STATED PROBLEM |
Please set down exactly the lines of the listing below from the line containing "Give me the matplotlib source for this chart." through the line containing "label=' std. dev.')", both lines included, leaving out all other lines.

INFORMATION GIVEN |
************

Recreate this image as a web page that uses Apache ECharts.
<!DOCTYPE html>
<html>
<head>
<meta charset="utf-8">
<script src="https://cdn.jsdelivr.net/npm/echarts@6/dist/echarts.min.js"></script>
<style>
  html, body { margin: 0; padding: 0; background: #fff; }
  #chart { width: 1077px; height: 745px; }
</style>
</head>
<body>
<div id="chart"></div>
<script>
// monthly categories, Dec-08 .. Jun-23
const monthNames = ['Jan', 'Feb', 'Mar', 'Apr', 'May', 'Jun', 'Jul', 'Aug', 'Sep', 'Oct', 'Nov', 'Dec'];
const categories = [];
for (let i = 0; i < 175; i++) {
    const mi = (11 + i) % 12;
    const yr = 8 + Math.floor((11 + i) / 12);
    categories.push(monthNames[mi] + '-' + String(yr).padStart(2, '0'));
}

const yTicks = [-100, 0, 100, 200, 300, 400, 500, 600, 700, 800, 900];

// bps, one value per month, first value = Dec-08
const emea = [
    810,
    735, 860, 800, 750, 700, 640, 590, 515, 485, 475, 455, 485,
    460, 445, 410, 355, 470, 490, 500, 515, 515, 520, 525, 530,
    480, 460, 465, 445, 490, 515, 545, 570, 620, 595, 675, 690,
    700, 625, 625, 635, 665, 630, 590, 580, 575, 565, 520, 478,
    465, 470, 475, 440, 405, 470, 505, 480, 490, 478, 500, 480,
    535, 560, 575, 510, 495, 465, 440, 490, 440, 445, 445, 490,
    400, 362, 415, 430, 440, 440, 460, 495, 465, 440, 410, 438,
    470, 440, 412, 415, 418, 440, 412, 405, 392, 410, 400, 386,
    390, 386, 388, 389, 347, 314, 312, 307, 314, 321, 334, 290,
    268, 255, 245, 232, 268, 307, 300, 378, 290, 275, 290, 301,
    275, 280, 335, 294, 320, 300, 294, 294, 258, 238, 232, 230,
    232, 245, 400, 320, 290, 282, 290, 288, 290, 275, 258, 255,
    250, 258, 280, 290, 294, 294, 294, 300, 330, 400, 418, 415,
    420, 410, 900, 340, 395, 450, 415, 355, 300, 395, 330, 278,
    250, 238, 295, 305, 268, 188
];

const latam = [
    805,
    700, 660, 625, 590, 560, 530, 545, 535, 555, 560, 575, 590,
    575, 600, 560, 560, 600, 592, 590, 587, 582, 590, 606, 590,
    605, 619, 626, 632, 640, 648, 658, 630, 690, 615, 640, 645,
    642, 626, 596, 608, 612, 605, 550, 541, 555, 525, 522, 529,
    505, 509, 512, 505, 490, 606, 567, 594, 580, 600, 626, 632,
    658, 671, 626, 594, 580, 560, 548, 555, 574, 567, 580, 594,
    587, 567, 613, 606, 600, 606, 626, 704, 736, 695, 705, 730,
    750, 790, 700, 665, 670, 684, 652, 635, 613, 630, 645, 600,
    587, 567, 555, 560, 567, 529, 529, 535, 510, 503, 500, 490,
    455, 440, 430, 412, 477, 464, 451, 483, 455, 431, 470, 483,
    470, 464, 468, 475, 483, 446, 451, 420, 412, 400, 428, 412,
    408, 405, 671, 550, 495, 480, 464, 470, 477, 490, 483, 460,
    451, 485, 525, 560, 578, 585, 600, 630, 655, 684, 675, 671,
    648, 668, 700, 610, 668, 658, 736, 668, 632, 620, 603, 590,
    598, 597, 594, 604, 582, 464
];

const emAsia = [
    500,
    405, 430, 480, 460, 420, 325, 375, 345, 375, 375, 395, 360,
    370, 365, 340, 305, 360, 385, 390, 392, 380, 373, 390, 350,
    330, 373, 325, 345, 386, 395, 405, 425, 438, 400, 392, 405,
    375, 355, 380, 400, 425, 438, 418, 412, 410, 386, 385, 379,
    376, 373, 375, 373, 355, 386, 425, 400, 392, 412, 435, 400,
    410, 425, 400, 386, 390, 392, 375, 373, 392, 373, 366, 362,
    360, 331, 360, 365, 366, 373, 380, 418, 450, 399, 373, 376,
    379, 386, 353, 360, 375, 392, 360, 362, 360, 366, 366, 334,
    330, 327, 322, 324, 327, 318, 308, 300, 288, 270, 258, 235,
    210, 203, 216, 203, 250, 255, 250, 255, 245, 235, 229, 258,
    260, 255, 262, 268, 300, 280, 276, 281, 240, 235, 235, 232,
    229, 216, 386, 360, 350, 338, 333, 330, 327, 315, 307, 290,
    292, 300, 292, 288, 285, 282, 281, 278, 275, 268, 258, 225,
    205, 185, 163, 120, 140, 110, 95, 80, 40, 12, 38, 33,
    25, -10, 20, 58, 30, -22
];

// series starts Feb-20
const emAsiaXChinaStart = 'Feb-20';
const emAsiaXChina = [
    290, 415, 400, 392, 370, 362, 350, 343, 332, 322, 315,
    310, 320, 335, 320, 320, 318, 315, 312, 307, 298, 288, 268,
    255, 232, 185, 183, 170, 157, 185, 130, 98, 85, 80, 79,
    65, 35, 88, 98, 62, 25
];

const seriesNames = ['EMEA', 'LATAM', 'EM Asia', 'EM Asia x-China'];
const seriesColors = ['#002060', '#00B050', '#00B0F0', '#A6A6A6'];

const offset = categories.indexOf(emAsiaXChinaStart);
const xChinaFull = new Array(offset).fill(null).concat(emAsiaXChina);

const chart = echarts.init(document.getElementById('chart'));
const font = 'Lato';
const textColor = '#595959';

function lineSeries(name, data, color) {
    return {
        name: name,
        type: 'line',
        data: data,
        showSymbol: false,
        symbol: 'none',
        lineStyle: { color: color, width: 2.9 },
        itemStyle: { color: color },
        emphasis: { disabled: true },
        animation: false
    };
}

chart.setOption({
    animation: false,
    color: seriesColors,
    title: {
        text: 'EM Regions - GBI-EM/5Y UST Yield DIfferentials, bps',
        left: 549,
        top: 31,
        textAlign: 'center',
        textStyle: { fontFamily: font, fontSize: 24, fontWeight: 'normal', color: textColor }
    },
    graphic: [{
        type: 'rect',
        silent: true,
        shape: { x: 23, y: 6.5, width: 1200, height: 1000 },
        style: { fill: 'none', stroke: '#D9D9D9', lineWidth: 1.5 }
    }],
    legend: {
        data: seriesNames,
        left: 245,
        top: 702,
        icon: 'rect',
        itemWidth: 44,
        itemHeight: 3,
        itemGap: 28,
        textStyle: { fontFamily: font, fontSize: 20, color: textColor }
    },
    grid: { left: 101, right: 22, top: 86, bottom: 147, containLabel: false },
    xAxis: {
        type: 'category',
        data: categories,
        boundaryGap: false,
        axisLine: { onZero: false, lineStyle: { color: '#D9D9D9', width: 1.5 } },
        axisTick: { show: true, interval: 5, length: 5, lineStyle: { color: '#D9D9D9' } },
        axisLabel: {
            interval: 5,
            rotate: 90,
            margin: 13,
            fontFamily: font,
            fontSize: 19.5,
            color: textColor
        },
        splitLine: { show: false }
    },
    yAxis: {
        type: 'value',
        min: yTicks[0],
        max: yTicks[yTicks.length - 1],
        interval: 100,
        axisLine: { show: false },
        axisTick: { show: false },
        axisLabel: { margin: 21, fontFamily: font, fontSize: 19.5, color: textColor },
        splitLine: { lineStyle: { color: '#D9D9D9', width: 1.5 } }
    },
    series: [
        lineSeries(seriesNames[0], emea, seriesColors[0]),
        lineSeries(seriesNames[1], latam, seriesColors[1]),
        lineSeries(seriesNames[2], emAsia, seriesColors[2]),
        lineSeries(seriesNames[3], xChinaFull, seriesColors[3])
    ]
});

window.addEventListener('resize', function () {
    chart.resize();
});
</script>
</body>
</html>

************

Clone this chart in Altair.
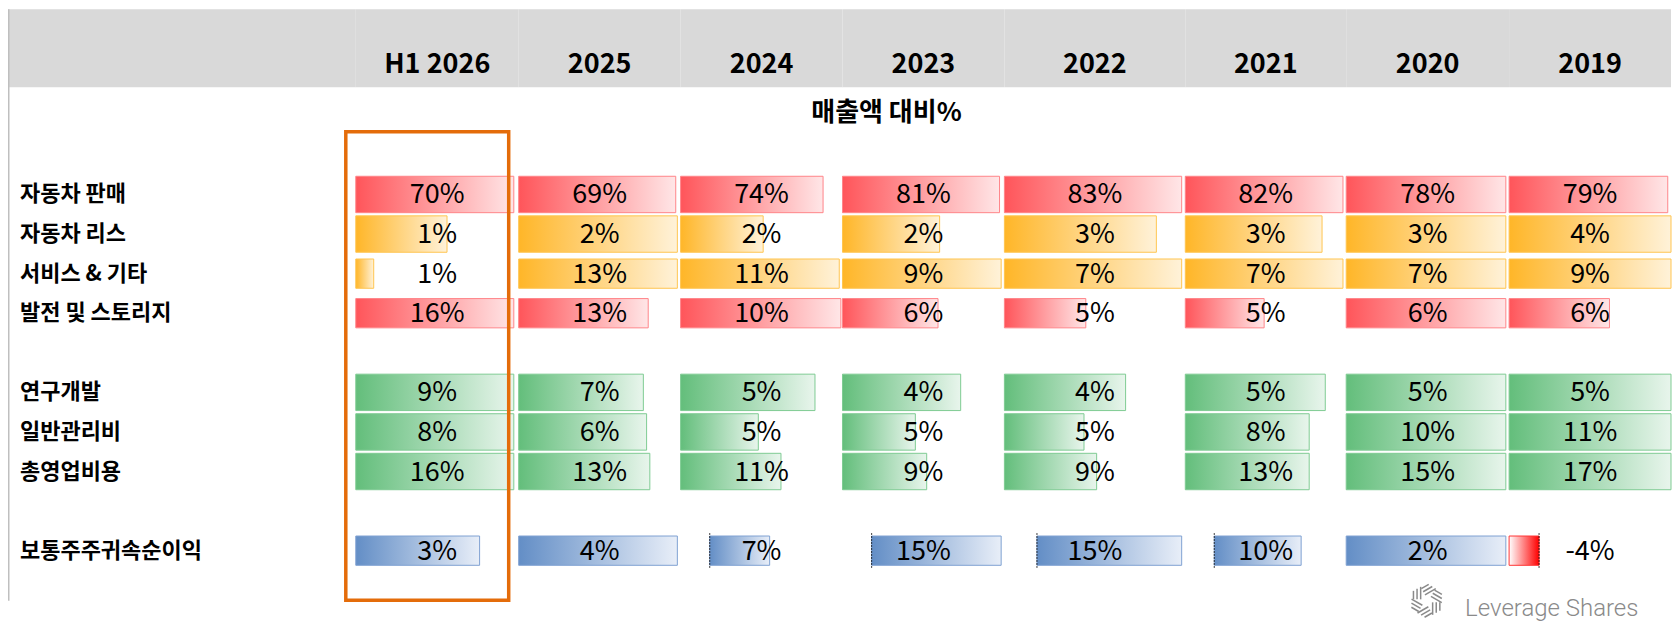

************

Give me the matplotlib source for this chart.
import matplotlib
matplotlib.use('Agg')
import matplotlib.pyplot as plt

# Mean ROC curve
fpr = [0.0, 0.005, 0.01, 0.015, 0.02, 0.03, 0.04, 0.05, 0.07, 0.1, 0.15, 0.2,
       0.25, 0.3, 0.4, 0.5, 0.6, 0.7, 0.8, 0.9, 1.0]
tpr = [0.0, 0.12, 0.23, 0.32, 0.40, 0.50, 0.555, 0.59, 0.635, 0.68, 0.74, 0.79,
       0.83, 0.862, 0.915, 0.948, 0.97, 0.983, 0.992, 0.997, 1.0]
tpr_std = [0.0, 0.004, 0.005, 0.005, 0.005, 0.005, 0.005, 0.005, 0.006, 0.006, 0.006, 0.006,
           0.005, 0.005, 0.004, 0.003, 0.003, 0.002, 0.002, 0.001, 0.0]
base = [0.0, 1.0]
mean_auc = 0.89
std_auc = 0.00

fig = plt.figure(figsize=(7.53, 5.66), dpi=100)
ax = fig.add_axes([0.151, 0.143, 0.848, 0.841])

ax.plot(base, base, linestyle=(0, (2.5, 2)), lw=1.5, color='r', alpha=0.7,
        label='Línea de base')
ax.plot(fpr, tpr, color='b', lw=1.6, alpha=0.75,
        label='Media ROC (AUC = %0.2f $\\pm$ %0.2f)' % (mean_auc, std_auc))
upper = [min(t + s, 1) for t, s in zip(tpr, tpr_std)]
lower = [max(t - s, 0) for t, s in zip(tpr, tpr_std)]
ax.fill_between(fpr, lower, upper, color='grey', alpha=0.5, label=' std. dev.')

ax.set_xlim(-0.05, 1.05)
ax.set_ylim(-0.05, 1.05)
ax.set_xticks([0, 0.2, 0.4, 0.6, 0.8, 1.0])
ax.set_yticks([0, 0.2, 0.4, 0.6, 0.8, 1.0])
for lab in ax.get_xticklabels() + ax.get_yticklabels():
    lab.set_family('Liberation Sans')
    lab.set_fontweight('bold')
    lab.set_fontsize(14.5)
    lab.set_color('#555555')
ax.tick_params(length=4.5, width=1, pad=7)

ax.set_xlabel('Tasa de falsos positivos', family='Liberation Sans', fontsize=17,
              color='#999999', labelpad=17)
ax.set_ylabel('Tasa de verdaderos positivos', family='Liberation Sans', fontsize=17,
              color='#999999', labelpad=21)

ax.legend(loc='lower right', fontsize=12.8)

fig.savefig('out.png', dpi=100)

************

RESPONSE TO THE EXERCISE |
Give me the matplotlib source for this chart.
import matplotlib
matplotlib.use('Agg')
import matplotlib.pyplot as plt

# Mean ROC curve
fpr = [0.0, 0.005, 0.01, 0.015, 0.02, 0.03, 0.04, 0.05, 0.07, 0.1, 0.15, 0.2,
       0.25, 0.3, 0.4, 0.5, 0.6, 0.7, 0.8, 0.9, 1.0]
tpr = [0.0, 0.12, 0.23, 0.32, 0.40, 0.50, 0.555, 0.59, 0.635, 0.68, 0.74, 0.79,
       0.83, 0.862, 0.915, 0.948, 0.97, 0.983, 0.992, 0.997, 1.0]
tpr_std = [0.0, 0.004, 0.005, 0.005, 0.005, 0.005, 0.005, 0.005, 0.006, 0.006, 0.006, 0.006,
           0.005, 0.005, 0.004, 0.003, 0.003, 0.002, 0.002, 0.001, 0.0]
base = [0.0, 1.0]
mean_auc = 0.89
std_auc = 0.00

fig = plt.figure(figsize=(7.53, 5.66), dpi=100)
ax = fig.add_axes([0.151, 0.143, 0.848, 0.841])

ax.plot(base, base, linestyle=(0, (2.5, 2)), lw=1.5, color='r', alpha=0.7,
        label='Línea de base')
ax.plot(fpr, tpr, color='b', lw=1.6, alpha=0.75,
        label='Media ROC (AUC = %0.2f $\\pm$ %0.2f)' % (mean_auc, std_auc))
upper = [min(t + s, 1) for t, s in zip(tpr, tpr_std)]
lower = [max(t - s, 0) for t, s in zip(tpr, tpr_std)]
ax.fill_between(fpr, lower, upper, color='grey', alpha=0.5, label=' std. dev.')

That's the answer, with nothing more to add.